Exercise:
Return, exactly as written, the lines from the one containing "Emit a web page" through the one containing "ASTER = 'path://M0,-10L0,10M-10,0L10,0M-7,-7L7,7M-7,7L7,-7';", with both ends included.
── Given records ──
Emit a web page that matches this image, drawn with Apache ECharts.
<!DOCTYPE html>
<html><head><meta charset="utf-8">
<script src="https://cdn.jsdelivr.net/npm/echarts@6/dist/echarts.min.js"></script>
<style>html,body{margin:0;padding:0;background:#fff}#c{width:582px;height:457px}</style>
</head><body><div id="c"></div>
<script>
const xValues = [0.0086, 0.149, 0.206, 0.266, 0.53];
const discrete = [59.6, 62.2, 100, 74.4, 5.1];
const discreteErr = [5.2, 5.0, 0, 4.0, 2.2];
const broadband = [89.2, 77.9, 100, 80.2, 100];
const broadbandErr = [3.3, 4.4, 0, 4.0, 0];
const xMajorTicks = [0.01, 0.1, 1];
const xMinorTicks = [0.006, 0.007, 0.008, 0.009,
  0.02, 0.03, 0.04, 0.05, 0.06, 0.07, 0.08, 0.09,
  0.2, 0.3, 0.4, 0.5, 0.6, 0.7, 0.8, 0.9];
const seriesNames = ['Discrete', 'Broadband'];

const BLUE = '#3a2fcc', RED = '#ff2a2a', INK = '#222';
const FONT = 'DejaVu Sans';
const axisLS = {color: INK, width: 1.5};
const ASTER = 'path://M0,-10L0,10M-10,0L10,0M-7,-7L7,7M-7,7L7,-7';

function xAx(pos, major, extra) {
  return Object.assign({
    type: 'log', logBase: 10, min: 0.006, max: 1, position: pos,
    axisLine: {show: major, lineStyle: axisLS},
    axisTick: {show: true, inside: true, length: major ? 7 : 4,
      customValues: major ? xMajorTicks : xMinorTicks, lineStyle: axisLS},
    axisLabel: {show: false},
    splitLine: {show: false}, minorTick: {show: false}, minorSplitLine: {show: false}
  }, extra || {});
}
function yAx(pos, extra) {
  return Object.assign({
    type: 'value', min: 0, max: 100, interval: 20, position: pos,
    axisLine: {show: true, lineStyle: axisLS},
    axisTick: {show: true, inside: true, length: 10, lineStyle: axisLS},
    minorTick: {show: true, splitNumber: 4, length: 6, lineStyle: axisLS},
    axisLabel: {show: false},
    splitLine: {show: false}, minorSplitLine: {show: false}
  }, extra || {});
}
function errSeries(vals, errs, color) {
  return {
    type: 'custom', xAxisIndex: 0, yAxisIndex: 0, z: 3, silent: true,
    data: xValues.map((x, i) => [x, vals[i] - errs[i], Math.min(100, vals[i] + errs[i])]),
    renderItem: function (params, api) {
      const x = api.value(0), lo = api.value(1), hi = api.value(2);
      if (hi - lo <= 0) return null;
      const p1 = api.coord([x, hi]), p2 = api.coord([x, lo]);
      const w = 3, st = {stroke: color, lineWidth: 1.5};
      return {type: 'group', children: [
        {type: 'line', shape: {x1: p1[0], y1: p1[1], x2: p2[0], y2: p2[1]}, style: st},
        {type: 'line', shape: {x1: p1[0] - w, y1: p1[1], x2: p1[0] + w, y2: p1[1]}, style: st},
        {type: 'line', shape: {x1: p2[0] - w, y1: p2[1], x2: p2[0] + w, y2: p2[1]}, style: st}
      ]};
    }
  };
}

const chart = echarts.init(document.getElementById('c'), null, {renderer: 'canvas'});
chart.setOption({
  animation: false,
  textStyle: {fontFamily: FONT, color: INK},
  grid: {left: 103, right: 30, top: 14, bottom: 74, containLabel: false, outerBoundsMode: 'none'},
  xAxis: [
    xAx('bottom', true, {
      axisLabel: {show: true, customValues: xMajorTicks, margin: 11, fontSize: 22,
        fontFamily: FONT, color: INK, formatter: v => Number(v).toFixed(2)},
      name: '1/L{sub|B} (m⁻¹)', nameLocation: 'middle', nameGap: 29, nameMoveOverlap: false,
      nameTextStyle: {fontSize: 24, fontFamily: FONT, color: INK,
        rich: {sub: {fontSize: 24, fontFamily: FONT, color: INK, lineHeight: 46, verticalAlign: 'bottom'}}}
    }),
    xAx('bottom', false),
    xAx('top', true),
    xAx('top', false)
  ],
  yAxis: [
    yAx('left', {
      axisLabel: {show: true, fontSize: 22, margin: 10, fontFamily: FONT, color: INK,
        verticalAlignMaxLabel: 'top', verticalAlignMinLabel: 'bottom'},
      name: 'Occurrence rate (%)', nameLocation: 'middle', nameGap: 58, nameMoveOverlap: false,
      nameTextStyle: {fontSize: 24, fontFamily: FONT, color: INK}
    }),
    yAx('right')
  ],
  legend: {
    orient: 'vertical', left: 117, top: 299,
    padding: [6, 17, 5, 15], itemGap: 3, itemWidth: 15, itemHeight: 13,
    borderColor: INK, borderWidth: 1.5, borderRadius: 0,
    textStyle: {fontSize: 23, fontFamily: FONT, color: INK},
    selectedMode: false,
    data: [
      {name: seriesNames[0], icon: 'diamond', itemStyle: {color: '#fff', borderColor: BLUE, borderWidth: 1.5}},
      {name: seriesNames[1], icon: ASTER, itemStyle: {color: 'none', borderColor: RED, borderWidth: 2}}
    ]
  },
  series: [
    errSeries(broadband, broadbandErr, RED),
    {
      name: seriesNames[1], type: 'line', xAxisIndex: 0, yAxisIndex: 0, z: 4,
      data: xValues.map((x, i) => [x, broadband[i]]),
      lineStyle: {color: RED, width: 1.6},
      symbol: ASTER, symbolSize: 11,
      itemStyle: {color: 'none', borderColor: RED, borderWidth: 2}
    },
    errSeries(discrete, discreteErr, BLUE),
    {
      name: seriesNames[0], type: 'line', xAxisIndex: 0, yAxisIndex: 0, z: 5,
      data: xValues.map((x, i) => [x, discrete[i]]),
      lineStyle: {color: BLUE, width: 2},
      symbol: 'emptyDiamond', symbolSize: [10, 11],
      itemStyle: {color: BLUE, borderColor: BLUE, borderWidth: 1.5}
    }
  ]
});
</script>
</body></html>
───
── Given records ──
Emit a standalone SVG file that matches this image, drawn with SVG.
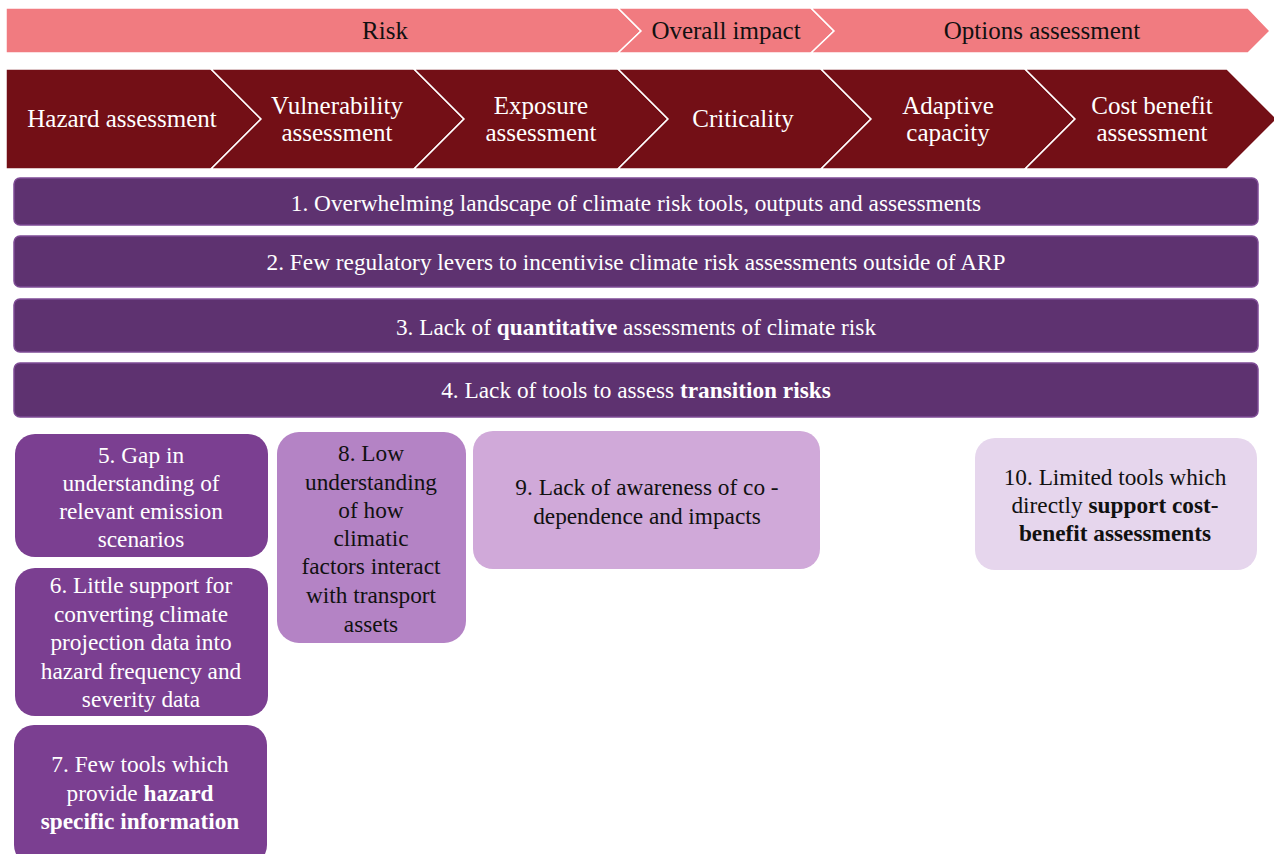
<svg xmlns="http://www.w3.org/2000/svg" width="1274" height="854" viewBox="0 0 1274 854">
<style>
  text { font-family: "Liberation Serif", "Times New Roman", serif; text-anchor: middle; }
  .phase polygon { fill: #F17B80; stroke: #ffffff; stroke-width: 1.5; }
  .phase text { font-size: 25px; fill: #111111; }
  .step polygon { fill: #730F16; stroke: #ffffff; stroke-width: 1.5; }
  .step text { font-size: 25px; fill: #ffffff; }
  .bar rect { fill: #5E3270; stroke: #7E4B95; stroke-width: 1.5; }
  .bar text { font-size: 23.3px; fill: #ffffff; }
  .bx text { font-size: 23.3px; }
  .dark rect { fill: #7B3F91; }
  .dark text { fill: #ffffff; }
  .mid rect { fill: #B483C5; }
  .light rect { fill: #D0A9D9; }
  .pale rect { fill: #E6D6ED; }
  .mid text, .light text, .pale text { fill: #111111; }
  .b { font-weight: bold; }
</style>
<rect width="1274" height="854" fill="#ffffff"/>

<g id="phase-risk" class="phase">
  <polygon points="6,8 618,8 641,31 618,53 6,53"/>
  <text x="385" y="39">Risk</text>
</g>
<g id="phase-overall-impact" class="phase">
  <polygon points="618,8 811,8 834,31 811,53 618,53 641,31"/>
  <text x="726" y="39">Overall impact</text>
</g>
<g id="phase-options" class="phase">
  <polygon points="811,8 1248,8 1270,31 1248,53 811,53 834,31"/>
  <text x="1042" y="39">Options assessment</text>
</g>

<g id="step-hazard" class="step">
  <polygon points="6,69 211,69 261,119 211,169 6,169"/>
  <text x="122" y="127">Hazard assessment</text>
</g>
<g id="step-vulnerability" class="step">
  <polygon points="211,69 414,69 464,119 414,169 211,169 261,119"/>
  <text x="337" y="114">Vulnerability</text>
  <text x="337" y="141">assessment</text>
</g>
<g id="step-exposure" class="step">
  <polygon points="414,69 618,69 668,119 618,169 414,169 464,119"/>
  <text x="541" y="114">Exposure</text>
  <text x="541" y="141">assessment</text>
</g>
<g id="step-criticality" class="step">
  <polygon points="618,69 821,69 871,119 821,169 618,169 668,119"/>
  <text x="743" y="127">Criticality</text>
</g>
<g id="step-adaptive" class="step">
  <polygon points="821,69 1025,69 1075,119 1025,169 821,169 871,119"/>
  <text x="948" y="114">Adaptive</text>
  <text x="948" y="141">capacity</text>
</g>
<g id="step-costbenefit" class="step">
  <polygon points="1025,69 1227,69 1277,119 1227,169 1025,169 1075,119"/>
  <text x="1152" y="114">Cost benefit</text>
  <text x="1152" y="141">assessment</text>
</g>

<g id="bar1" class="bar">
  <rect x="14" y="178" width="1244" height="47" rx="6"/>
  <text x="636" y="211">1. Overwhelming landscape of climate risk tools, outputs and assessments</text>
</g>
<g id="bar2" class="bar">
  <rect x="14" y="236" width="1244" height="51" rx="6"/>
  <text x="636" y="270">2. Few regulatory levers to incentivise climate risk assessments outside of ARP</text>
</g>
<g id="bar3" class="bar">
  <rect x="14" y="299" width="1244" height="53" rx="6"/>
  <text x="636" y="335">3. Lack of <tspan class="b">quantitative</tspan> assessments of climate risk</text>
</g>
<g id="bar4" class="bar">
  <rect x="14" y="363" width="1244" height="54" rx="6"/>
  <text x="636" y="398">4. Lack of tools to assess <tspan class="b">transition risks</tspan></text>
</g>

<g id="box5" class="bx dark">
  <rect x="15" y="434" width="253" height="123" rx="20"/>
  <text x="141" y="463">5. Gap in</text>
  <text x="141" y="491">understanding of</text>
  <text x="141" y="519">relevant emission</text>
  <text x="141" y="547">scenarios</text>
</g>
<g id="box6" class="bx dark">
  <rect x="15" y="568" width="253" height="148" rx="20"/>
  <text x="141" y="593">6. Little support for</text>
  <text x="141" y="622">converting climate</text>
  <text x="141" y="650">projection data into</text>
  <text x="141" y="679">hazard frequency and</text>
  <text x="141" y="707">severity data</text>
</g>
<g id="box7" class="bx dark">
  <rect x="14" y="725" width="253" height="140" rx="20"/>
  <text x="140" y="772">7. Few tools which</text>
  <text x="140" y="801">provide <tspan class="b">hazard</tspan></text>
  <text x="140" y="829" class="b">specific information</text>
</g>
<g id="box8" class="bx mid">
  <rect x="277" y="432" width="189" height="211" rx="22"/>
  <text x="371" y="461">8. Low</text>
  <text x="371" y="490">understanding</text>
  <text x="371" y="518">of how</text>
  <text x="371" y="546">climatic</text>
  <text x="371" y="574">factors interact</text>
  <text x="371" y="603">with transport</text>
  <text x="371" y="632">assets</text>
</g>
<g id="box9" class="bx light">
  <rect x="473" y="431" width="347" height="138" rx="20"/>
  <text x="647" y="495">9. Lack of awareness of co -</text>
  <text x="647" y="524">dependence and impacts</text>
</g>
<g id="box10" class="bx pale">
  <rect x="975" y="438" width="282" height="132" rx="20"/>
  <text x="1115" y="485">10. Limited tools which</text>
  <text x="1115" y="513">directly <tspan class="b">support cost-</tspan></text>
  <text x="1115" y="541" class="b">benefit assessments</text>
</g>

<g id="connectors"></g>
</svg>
───
── Given records ──
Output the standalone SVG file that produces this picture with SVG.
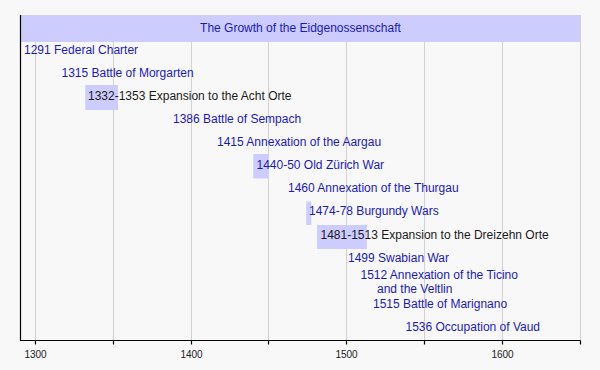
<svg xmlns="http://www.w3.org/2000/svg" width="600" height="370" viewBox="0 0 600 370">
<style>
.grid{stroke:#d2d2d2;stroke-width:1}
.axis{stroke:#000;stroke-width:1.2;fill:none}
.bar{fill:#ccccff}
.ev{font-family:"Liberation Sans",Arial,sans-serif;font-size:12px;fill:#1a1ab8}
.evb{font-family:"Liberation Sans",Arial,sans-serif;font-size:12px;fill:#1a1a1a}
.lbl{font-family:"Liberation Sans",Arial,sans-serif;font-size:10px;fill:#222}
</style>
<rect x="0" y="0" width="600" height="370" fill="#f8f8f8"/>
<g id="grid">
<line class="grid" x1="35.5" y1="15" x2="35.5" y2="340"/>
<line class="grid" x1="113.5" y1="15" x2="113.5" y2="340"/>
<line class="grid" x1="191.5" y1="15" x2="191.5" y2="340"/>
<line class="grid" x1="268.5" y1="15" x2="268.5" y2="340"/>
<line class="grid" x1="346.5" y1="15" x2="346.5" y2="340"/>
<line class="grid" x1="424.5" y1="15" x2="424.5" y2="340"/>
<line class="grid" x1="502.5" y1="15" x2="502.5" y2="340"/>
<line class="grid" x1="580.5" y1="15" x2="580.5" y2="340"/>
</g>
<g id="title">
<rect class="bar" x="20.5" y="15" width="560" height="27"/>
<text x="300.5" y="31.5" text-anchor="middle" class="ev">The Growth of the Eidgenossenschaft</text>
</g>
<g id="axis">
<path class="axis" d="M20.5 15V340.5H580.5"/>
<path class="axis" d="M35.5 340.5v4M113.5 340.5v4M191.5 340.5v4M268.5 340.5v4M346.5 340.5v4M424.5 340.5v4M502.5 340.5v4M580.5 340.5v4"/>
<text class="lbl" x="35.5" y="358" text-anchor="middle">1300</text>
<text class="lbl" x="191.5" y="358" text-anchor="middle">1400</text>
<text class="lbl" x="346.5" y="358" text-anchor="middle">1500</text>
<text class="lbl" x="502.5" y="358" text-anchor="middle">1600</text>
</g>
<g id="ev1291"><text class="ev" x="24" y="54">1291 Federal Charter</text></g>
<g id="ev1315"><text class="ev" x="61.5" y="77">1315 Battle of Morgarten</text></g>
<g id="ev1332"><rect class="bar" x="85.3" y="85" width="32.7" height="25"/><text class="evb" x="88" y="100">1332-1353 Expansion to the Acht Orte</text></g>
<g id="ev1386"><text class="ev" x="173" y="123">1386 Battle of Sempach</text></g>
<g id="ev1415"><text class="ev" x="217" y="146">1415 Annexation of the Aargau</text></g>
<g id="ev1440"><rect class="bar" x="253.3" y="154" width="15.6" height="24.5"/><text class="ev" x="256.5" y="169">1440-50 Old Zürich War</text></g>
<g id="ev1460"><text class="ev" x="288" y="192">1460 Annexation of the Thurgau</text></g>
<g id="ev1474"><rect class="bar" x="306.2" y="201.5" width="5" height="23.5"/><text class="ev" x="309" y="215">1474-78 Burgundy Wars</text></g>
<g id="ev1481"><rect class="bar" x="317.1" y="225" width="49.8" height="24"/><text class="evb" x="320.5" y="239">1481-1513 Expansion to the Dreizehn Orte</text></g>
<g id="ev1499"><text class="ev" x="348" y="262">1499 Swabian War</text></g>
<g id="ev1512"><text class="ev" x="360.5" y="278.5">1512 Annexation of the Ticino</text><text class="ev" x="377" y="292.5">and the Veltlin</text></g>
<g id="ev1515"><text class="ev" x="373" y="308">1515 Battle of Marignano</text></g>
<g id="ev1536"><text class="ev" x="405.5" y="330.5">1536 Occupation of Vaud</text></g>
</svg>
───
Complete response:
Emit a web page that matches this image, drawn with Apache ECharts.
<!DOCTYPE html>
<html><head><meta charset="utf-8">
<script src="https://cdn.jsdelivr.net/npm/echarts@6/dist/echarts.min.js"></script>
<style>html,body{margin:0;padding:0;background:#fff}#c{width:582px;height:457px}</style>
</head><body><div id="c"></div>
<script>
const xValues = [0.0086, 0.149, 0.206, 0.266, 0.53];
const discrete = [59.6, 62.2, 100, 74.4, 5.1];
const discreteErr = [5.2, 5.0, 0, 4.0, 2.2];
const broadband = [89.2, 77.9, 100, 80.2, 100];
const broadbandErr = [3.3, 4.4, 0, 4.0, 0];
const xMajorTicks = [0.01, 0.1, 1];
const xMinorTicks = [0.006, 0.007, 0.008, 0.009,
  0.02, 0.03, 0.04, 0.05, 0.06, 0.07, 0.08, 0.09,
  0.2, 0.3, 0.4, 0.5, 0.6, 0.7, 0.8, 0.9];
const seriesNames = ['Discrete', 'Broadband'];

const BLUE = '#3a2fcc', RED = '#ff2a2a', INK = '#222';
const FONT = 'DejaVu Sans';
const axisLS = {color: INK, width: 1.5};
const ASTER = 'path://M0,-10L0,10M-10,0L10,0M-7,-7L7,7M-7,7L7,-7';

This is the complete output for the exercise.